If we had a free market for instructional services, we wouldn’t need to raise the issue.
No, they are, on average, overpaid for their abilities and effort.
Who knew.
Good teachers have always been underpaid, in terms of monetary reward, because of the great service they perform in molding young minds into highly productive adults. Inferior teachers, on the other hand, are vastly OVERPAID, in terms of the damage they do in destroying or inhibiting potential in these same young skulls full of mush.
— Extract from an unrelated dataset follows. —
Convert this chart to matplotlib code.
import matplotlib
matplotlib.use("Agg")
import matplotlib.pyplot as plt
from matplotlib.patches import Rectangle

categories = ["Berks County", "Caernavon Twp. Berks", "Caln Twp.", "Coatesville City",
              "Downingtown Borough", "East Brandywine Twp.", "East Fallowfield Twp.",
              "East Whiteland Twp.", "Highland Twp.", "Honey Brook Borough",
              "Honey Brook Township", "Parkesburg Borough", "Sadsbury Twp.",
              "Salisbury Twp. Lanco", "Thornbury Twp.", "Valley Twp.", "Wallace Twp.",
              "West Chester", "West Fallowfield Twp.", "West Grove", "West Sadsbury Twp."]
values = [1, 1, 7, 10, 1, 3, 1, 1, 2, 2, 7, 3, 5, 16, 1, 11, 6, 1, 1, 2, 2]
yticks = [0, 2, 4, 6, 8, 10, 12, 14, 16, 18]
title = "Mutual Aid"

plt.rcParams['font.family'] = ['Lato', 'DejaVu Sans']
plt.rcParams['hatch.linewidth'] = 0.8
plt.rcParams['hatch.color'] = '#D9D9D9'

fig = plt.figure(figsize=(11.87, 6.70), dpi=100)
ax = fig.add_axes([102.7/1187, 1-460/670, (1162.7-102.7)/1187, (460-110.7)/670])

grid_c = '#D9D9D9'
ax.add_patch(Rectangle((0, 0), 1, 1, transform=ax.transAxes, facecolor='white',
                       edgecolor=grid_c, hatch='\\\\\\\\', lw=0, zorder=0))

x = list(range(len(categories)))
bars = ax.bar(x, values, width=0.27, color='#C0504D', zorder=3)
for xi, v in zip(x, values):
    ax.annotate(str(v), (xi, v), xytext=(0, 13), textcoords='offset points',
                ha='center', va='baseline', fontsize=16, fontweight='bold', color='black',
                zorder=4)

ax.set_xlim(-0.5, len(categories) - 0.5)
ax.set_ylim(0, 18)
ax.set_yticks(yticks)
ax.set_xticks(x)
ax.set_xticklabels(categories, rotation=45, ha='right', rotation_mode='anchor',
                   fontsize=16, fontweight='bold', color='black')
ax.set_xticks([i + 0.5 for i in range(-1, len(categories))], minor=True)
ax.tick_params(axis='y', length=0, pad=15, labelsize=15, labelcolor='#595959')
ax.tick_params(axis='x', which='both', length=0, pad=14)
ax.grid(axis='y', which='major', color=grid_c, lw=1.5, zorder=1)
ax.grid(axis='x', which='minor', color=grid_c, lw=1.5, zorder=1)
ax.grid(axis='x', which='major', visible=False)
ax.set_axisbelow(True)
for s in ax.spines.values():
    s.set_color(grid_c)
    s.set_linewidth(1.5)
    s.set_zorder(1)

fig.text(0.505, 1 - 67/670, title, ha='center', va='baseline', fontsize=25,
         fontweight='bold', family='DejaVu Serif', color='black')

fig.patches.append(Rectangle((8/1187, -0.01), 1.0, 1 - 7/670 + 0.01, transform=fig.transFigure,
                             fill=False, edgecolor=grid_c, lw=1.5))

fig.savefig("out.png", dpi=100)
The problem lies in that the good teachers cannot be identified and differentiated from the bad ones until after several years of experience and field testing. The evil of the Chicago system is that the bad ones cannot be weeded out and removed from the system. Because of the protective nature of the union membership, these bad teachers are shifted out of the class rooms, but instead of being fired outright and thus no longer a burden on the system, they are “kicked upstairs” into some meaningless position in “administration” where they sap the resources of the established cash flow funding, stealing it from what may be otherwise used to improve the delivery of educational services to the real consumers of those resources, the children.
Until this inherent evil is addressed and removed from the system, the cancer will continue to grow and fester, making the whole effort to educate the young an exercise in futility. While the time of the young is being filled, no effective, productive education is going on. That is not to say the young are not learning SOMETHING, it is just not socially or economically anything that is productive.
And all the while, the good teachers are steadily being driven out of the system. This is not a new problem at all in urban settings, as inferior teachers have plagued the system from the beginning. A sort of Gresham’s law concerning education is at work here, the inferior teachers driving out the excellent and merely good over time.
And thus, teachers end up overpaid over time.
It is a myth that public school teachers are underpaid. I’m a retired teacher / administrator in Texas, but I did a stint in the private sector. Teachers work 1660 hours a year in Texas vs 2020 for private sector folks. One or more of those hours every day is a “conference” period with no kids plus they get a duty-free lunch. This isn’t a rant against teachers. A few are incredible at what they do. A few are idiots. Most are good, caring people who do the best job they know how to do just like everybody else in life. It’s just that the numbers don’t support the “under paid teacher argument”.